Once he’d cast off the trappings of the too-serious composer, Browning hit his mark with Dust Bowl Revival, which is loaded with raw, fragile, and beautiful alt-country tunes. His freewheeling approach to writing and arranging paid off with tracks like the Neil Young–ish “Stolen Car”.

“I played that for a friend of mine in Vancouver, [singer-songwriter] Robert Wilson,” he says. “I said to him, ‘Okay, now, what I’m thinkin’ is taking the chorus and only sticking it at the very end of the song, and doin’ the rest of it with just piano at the beginning.’ And he said I was crazy because it was a potentially commercial song and I’m makin’ sure that it’ll never be successful. When he said that, I knew I was doing things right.”

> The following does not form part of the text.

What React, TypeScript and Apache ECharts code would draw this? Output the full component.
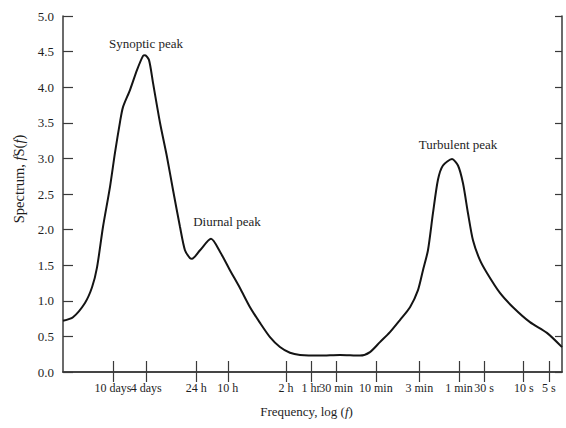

Commercial or not, after Dust Bowl Revival was released independently last summer, it caught the ear of the folks at Universal Music Canada, who picked it up for countrywide distribution. “When the record first came out, I really didn’t expect participation from any labels at all,” Browning notes. “I thought, ‘It’s a college-radio record; it’s kind of a fuck-you label! record.’ But it started to do really well, and I was getting phone calls and e-mails and we’d be in Now magazine as the buzz band for festivals and stuff. It’s really nice, ’cause [the record deal] basically means that you have a big team to work with on things, and they’re really artistically motivated. They wanted the record because they love it.”

Although he’s spent time recently in his birthplace of Sudbury, Ontario, Browning says that he’s not really based anywhere, that the road is his home. He’s currently touring with bassist Ryan Bishop and drummer Rose Murphy, who’ll accompany him when Ox plays the Railway–his “living room in Vancouver”–on Thursday (July 22).

But don’t expect Browning to hang around long before succumbing to that far-off highway call. In that respect, he’s a bit like his road-ready dad, who’s pictured four times in the Dust Bowl Revival booklet, posing behind the wheel of a ’60s convertible and in front of tourist destinations like the then-unfinished World Trade Center.

“He got around,” Browning says. “He was a radio man who started up stations in Calgary and Edmonton and then back in Ontario. He’s a funny guy, though. He really likes commercial music, so he’s always givin’ me a hard time and tellin’ me how the latest George Michael has a really nice beat. It drives me nuts.”